Unfortunately, I had a few other problems with this book. First, there were a few examples of ableist language. A few characters (both ones we’re supposed to hate and ones we’re supposed to like) use the r word, and there are a few references to characters having “psychotic breakdowns” or “multiple personality disorder” because they act different in certain situations. Second, Mina is a tiny bit of a manic pixie dream girl. She is a great character who feels real, but she doesn’t really have much of an internal arc, especially when compared to Michael.
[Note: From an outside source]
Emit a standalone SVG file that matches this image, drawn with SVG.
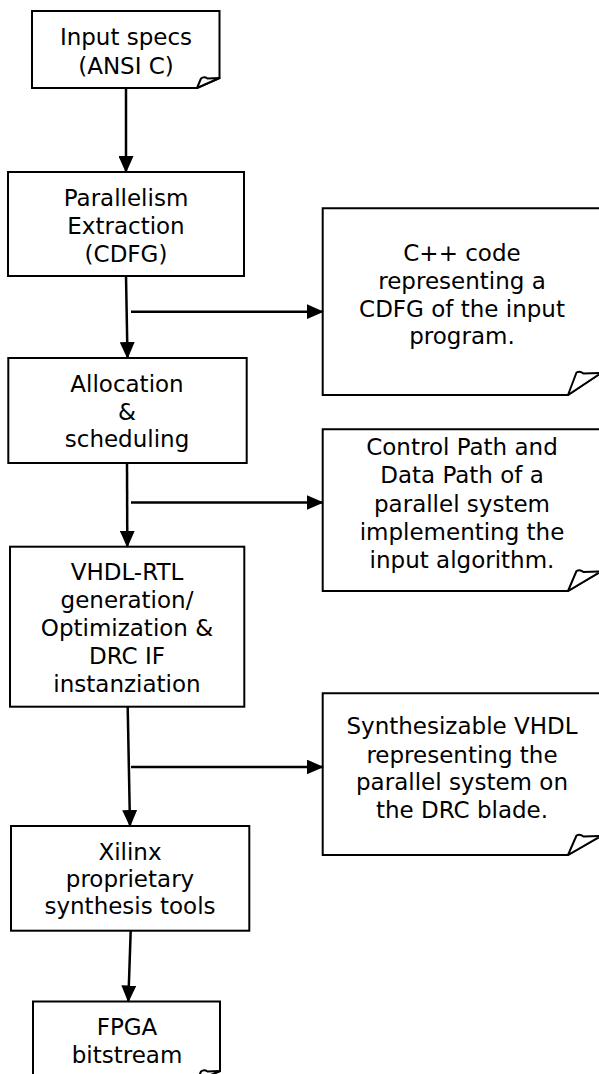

Meeting Mina leads Michael down this journey of transformation, whereas Mina’s only real change is being nervous she won’t fit in at a new school to making friends at that school. Third, I felt like the ending was a bit too storybook- every plotline was wrapped up nicely in a really short period.
My final problem is a spoiler, so skip the rest of this paragraph if you want to avoid that. Ultimately, Michael’s opinions on basically everything change and he becomes comfortable in who he is. However, at the end of the book, he and Mina are still uncomfortable with people knowing they’re dating. This might just be me, but I really didn’t like the fact that these 2 characters are in a relationship that they both want to avoid people knowing about.
All in all, I really enjoyed The Lines We Cross. I would definitely recommend it to any YA reader who wants a novel focusing on issues and topics that are prevalent in our modern culture.